Why would I use the prong collar without the live ring when I am teaching walking/heeling/etc? What would be the benefit/drawback? I want to understand why she would have pointed that out as I was not the only one using a prong on the live ring and I am working HARD on getting Mandi to where she can walk around other dogs that are jumping and lunging (as the dogs do in class since all but Mandi and one other are rather young and have not gone through much obedience) without the prong and with a regular buckle collar.

Input? Thoughts?


----------



## JKlatsky (Apr 21, 2007)

The only thing I can think of is that on the live ring if Mandi started to fuss when you were out of sight the instructor didn't want to be giving her much of a correction...but even then I'm not really sure.


----------



## onyx'girl (May 18, 2007)

^^I agree^^
With a CGC test you cannot have the dog on a prong, so maybe she was thinking of the transitioning to a flat, the dog would be better off on the dead ring til you start using the other collar? How many weeks are left of class?


----------



## Jason L (Mar 20, 2009)

I think it's probably what Jane said. Don't want to get the dogs too collar dependent since you can't use prong during the test.


----------



## Mandalay (Apr 21, 2008)

> Originally Posted By: onyx'girl ^^I agree^^
> With a CGC test you cannot have the dog on a prong, so maybe she was thinking of the transitioning to a flat, the dog would be better off on the dead ring til you start using the other collar? How many weeks are left of class?


We dont test until Dec 4th. The class was 10 weeks of actual class and then there were 2 or 3 weeks we were not meeting, we test on Dec 4th.


----------



## Liesje (Mar 4, 2007)

Some people use the dead ring to give a "directional" correction. Meaning that if she pulls forward and you correct her on a dead ring, she's feeling it at the front of the neck/throat and not all around. If she was a really lag-y dog you could use the dead ring with the prong on backwards so you clip it at the front. I've never trained this way but have heard of people doing it like this.
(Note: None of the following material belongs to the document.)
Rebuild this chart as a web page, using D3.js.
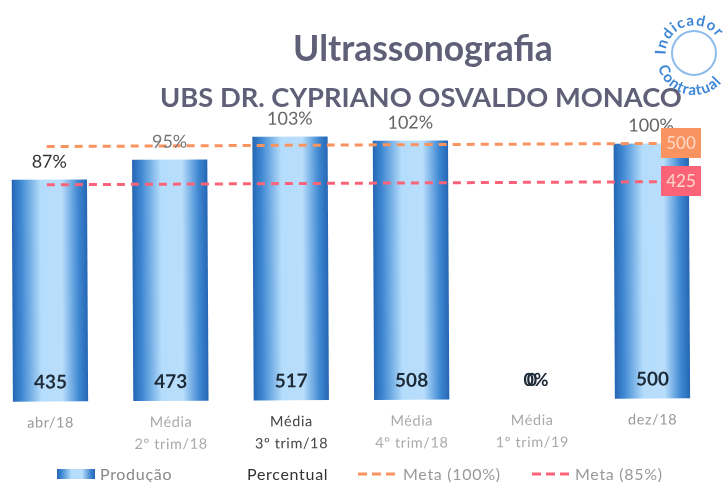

My SchH trainer says correcting on a dead ring on the prong or the fursaver is usually more effective than the live.


----------



## gsdlove212 (Feb 3, 2006)

Lies that is what I was told as well. That you have to move your arm (or the dog has to pull) a few inches farther to get a correction on the live ring, where as on the dead ring there isn't as much give and the correction is actually felt sooner. I believe Leerburg even explains it on his site...but can't remember.


----------